Spending time to both do the math and explore the reasoning behind solutions is so important. And, for children, such activities are certainly more fun than completing a packet of worksheets! This is not to imply that maintaining skills is unimportant. In fact, such maintenance and even extending skills can and should be an important element of summer math opportunities. A quick online math product search will produce many opportunities and tools that claim to maintain and extend skills as well as develop concepts. VTech for instance offers a variety of learning toys that help develop basic mathematics skills. The Tote & Go Laptop is good for long trips in the car and includes activities that teach counting skills and shapes. VTech’s Little Apps Tablet resembles a tablet computer and teaches “more or less”, number order and other basic mathematics skills. Then there’s the ABC Text & Go Motion which is more compact and helps children identify numbers and learn basic counting skills.

However, as you consider instructional tools, of any type, be critical. Not all such tools are backed by educational experts or are appropriate for your child’s developmental needs. Ask yourself, is the mathematics important for my child? Will the game, tool, tablet or app be easy to use and fun (not wild about electronic worksheets!). Will the context of the activities be developmentally and socially appropriate for my child or the children using the materials?

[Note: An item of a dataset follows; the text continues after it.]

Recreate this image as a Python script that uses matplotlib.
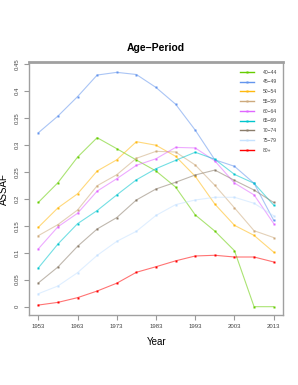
import matplotlib
matplotlib.use("Agg")
import matplotlib.pyplot as plt
from matplotlib.lines import Line2D

plt.rcParams['font.family'] = ['Liberation Sans', 'DejaVu Sans']

years = [1953, 1958, 1963, 1968, 1973, 1978, 1983, 1988, 1993, 1998, 2003, 2008, 2013]
labels = ["40\u221244", "45\u221249", "50\u221254", "55\u221259", "60\u221264",
          "65\u221269", "70\u221274", "75\u221279", "80+"]
colors = ["#66CD00", "#6495ED", "#FFB90F", "#CDAA7D", "#E066FF",
          "#00C5CD", "#8B7D6B", "#C6E2FF", "#FF0000"]

a40_44 = [0.193, 0.2296, 0.277, 0.313, 0.2926, 0.2717, 0.2513, 0.2215, 0.170, 0.140, 0.1037, 0.0, 0.0]
a45_49 = [0.322, 0.353, 0.389, 0.429, 0.434, 0.430, 0.406, 0.375, 0.327, 0.272, 0.260, 0.2285, 0.160]
a50_54 = [0.147, 0.183, 0.209, 0.2513, 0.272, 0.3056, 0.299, 0.2785, 0.2415, 0.190, 0.1507, 0.132, 0.101]
a55_59 = [0.1315, 0.152, 0.179, 0.224, 0.2444, 0.2748, 0.2877, 0.2865, 0.2624, 0.2248, 0.183, 0.1407, 0.128]
a60_64 = [0.107, 0.148, 0.173, 0.214, 0.237, 0.2618, 0.274, 0.295, 0.294, 0.270, 0.229, 0.207, 0.154]
a65_69 = [0.0717, 0.116, 0.1537, 0.178, 0.207, 0.235, 0.2556, 0.271, 0.286, 0.273, 0.245, 0.2285, 0.188]
a70_74 = [0.0439, 0.0735, 0.1118, 0.1439, 0.165, 0.1976, 0.218, 0.2304, 0.2439, 0.253, 0.234, 0.216, 0.193]
a75_79 = [0.024, 0.0383, 0.063, 0.095, 0.121, 0.1396, 0.169, 0.189, 0.1976, 0.2026, 0.2026, 0.1915, 0.1685]
a80p = [0.003, 0.008, 0.0167, 0.029, 0.0435, 0.0637, 0.074, 0.0849, 0.0939, 0.0952, 0.092, 0.092, 0.0828]
series = [a40_44, a45_49, a50_54, a55_59, a60_64, a65_69, a70_74, a75_79, a80p]

xticks = [1953, 1963, 1973, 1983, 1993, 2003, 2013]
yticks = [0, 0.05, 0.1, 0.15, 0.2, 0.25, 0.3, 0.35, 0.4, 0.45]
yticklabels = ["0", "0.05", "0.1", "0.15", "0.2", "0.25", "0.3", "0.35", "0.4", "0.45"]

fig = plt.figure(figsize=(2.98, 3.85), dpi=100)
ax = fig.add_axes([29 / 298, 1 - 315 / 385, (283.3 - 29) / 298, (315 - 62.3) / 385])

handles = []
for vals, c, lab in zip(series, colors, labels):
    ax.plot(years, vals, color=c, lw=0.8, alpha=0.55, zorder=2)
    ax.plot(years, vals, ls='none', marker='s', ms=2.1, mec='none', mfc=c, zorder=3)
    handles.append(Line2D([0], [0], color=c, lw=1.0, marker='s', ms=2.0,
                          mfc=c, mec='none'))

ax.set_xlim(1950.63, 2015.45)
ax.set_ylim(-0.0154, 0.4526)

ax.set_xticks(xticks)
ax.set_xticklabels([str(x) for x in xticks])
ax.set_yticks(yticks)
ax.set_yticklabels(yticklabels, rotation=90, va='center')
ax.tick_params(axis='both', labelsize=4.3, colors='#999999', labelcolor='#444444',
               length=3.5, width=0.8, pad=3)

for s in ax.spines.values():
    s.set_color('#a0a0a0')
    s.set_linewidth(1.0)
ax.spines['top'].set_linewidth(2.0)

ax.set_xlabel("Year", fontsize=7, labelpad=6)
ax.set_ylabel("ASSAF", fontsize=7, labelpad=4)
ax.set_title("Age\u2212Period", fontsize=7.5, fontweight='bold', pad=8)

leg = ax.legend(handles, labels, loc='upper right', frameon=False, fontsize=3.6,
                handlelength=2.8, handletextpad=1.8, labelspacing=0.95,
                bbox_to_anchor=(0.99, 0.985), borderaxespad=0.3)
for t in leg.get_texts():
    t.set_color('#444444')

fig.savefig("out.png", dpi=100)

As you consider these guidelines and the use of tablet-based or online tools, also think about how these activities can be used to supplement those regularly-paced problems that engage your children in doing mathematics. Together they frame summer learning opportunities that should engage, develop and extend important mathematics. Mathematics is not a school-only subject, it’s part of our lives, so do enjoy the summer and do identify and create opportunities to make math an integral part of it.